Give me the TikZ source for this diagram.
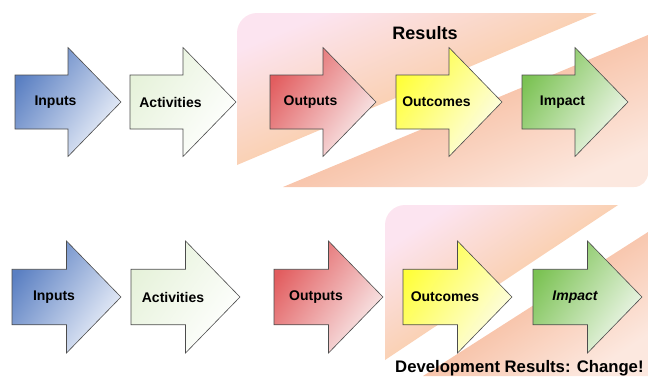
\documentclass[tikz,border=0pt]{standalone}
\usepackage{fontspec}
\setmainfont{Liberation Sans}
\usetikzlibrary{shadows}
\definecolor{inblue}{HTML}{5A7FC2}
\definecolor{inlight}{HTML}{EEF2FA}
\definecolor{actgreen}{HTML}{E6F2DA}
\definecolor{outred}{HTML}{E25D5F}
\definecolor{outlight}{HTML}{F9EEEE}
\definecolor{ocyellow}{HTML}{FFFF3A}
\definecolor{oclight}{HTML}{FDFDEB}
\definecolor{impgreen}{HTML}{7BC253}
\definecolor{implight}{HTML}{F2F8EF}
\definecolor{bgpink}{HTML}{FCE4F0}
\definecolor{bgorange}{HTML}{F7BE78}
\definecolor{bgsalmon}{HTML}{F4A47B}
\definecolor{bglight}{HTML}{FCE8DF}
\begin{document}
\begin{tikzpicture}[x=1pt,y=-1pt,
stage/.pic={\path[pic actions] (0,-27) -- (53,-27) -- (53,-54.5) -- (106,0) -- (53,54.5) -- (53,27) -- (0,27) -- cycle;},
stagestyle/.style={draw=black!70,line width=0.6pt,
drop shadow={shadow xshift=1.5pt,shadow yshift=-1.5pt,opacity=0.45}},
slant/.style={shading angle=55},
bigstage/.style={stagestyle,scale=1.028},
lbl/.style={font=\fontsize{14}{16}\selectfont\bfseries,inner sep=0pt},
title/.style={font=\fontsize{18}{20}\selectfont\bfseries,inner sep=0pt}]
\useasboundingbox (0,0) rectangle (648,376);

\shade[top color=bgpink,middle color=bgorange,bottom color=bgorange,shading angle=23]
(237,165) [rounded corners=20pt]-- (237,13) [sharp corners]-- (597,13) -- cycle;
\shade[top color=bgsalmon,bottom color=bglight,shading angle=23]
(283,187) -- (648,35) [rounded corners=14pt]-- (648,187) [sharp corners]-- cycle;
\shade[top color=bgpink,middle color=bgorange,bottom color=bgorange,shading angle=34]
(385,360) [rounded corners=20pt]-- (385,205) [sharp corners]-- (618,205) -- cycle;
\shade[top color=bgsalmon,bottom color=bglight,shading angle=34]
(423,376) -- (648,232) -- (648,376) -- cycle;

\node[title] (results) at (425,33) {Results};

\pic[stagestyle,top color=inblue,bottom color=inlight,slant] at (15,102) {stage};
\pic[stagestyle,top color=actgreen,bottom color=white,slant] at (130,102) {stage};
\pic[stagestyle,top color=outred,bottom color=outlight,slant] at (270,102) {stage};
\pic[stagestyle,top color=ocyellow,bottom color=oclight,slant] at (396,102) {stage};
\pic[stagestyle,top color=impgreen,bottom color=implight,slant] at (522,102) {stage};

\node[lbl] (inputs1) at (55.5,102) {Inputs};
\node[lbl] (activities1) at (170.5,102) {Activities};
\node[lbl] (outputs1) at (310.5,102) {Outputs};
\node[lbl] (outcomes1) at (436.5,102) {Outcomes};
\node[lbl] (impact1) at (562.5,102) {Impact};

\pic[bigstage,top color=inblue,bottom color=inlight,slant] at (12,297) {stage};
\pic[bigstage,top color=actgreen,bottom color=white,slant] at (131,297) {stage};
\pic[bigstage,top color=outred,bottom color=outlight,slant] at (274,297) {stage};
\pic[bigstage,top color=ocyellow,bottom color=oclight,slant] at (403,297) {stage};
\pic[bigstage,top color=impgreen,bottom color=implight,slant] at (533,297) {stage};

\node[lbl] (inputs2) at (54,297) {Inputs};
\node[lbl] (activities2) at (173,297) {Activities};
\node[lbl] (outputs2) at (316,297) {Outputs};
\node[lbl] (outcomes2) at (445,297) {Outcomes};
\node[lbl] (impact2) at (575,297) {\itshape Impact};

\node[font=\fontsize{16.7}{18}\selectfont\bfseries,inner sep=0pt,anchor=base west] (devresults) at (395,372) {Development Results: Change!};
\end{tikzpicture}
\end{document}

__EXERCISE DETAILS__
Copy nothing but the lines from the top of the data down to the line containing "(0,0) rectangle (648,376);", and leave the pictures out.

__REPLY TO THE TASK__
Give me the TikZ source for this diagram.
\documentclass[tikz,border=0pt]{standalone}
\usepackage{fontspec}
\setmainfont{Liberation Sans}
\usetikzlibrary{shadows}
\definecolor{inblue}{HTML}{5A7FC2}
\definecolor{inlight}{HTML}{EEF2FA}
\definecolor{actgreen}{HTML}{E6F2DA}
\definecolor{outred}{HTML}{E25D5F}
\definecolor{outlight}{HTML}{F9EEEE}
\definecolor{ocyellow}{HTML}{FFFF3A}
\definecolor{oclight}{HTML}{FDFDEB}
\definecolor{impgreen}{HTML}{7BC253}
\definecolor{implight}{HTML}{F2F8EF}
\definecolor{bgpink}{HTML}{FCE4F0}
\definecolor{bgorange}{HTML}{F7BE78}
\definecolor{bgsalmon}{HTML}{F4A47B}
\definecolor{bglight}{HTML}{FCE8DF}
\begin{document}
\begin{tikzpicture}[x=1pt,y=-1pt,
stage/.pic={\path[pic actions] (0,-27) -- (53,-27) -- (53,-54.5) -- (106,0) -- (53,54.5) -- (53,27) -- (0,27) -- cycle;},
stagestyle/.style={draw=black!70,line width=0.6pt,
drop shadow={shadow xshift=1.5pt,shadow yshift=-1.5pt,opacity=0.45}},
slant/.style={shading angle=55},
bigstage/.style={stagestyle,scale=1.028},
lbl/.style={font=\fontsize{14}{16}\selectfont\bfseries,inner sep=0pt},
title/.style={font=\fontsize{18}{20}\selectfont\bfseries,inner sep=0pt}]
\useasboundingbox (0,0) rectangle (648,376);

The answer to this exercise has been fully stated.